Ransom. A chance to be human at the price of the war.

5.

Marianne Moore writes, “These things are important not because some high-sounding interpretation can be put upon them, but because they are useful.”

That, of course, is myth’s purpose: to provide a framework for the human condition, a way to think about who we are and what our actions mean.

Reading Ransom, it’s hard not to see the parallels to the world we live in. A world where fatalistic young men perpetrate acts of savage bloodshed in a frustrated attempt to find satisfaction for wrongs real or imagined; young men trapped in an endless cycle of violence and pride. A world where we are so convinced of the fundamental malice of our enemies, that we cannot bear to see things from their point of view, can barely bring ourselves to regard them as human. Where we are unwilling to consider even the possibility of dialogue, seeing it as a sign of weakness, or worse, of betrayal. A world where old men sit in their skyscrapers and their minarets full of noise and swagger, while young men kill each other in the streets, and innocents die in the crossfire.

Achilles and Priam. Priam and Achilles. A parentheses. A space protected. Peace.

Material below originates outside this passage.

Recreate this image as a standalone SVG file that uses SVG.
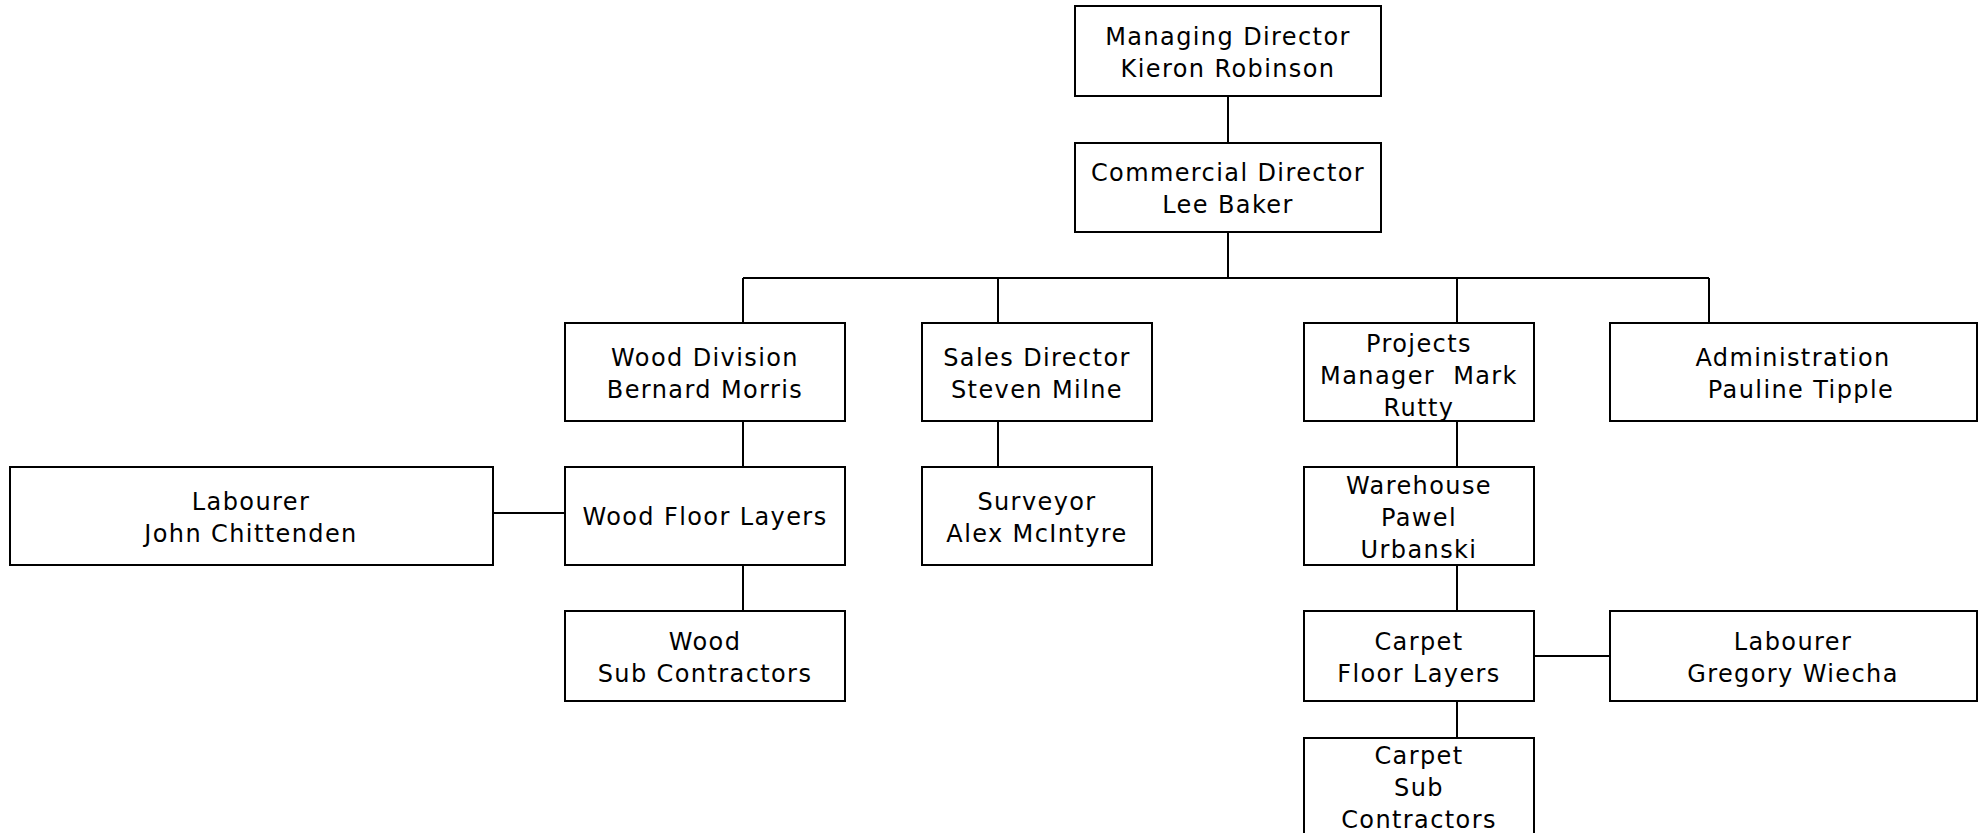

In a world consumed by conflict, it is worth remembering these two heroes: the great statesman and the consummate soldier. Two people living in the heart of a great war who managed to reach beyond the blind exchange of words and weapons, beyond hatred and vengeance, beyond themselves. Who brokered, however temporarily, a truce between their sides. Two men who became greater than themselves by first becoming human, and being willing to recognize the human in the other. The courage and compassion of that choice, so eloquently portrayed, is Malouf’s timely message in Ransom. It is a legacy we would do well not to forget.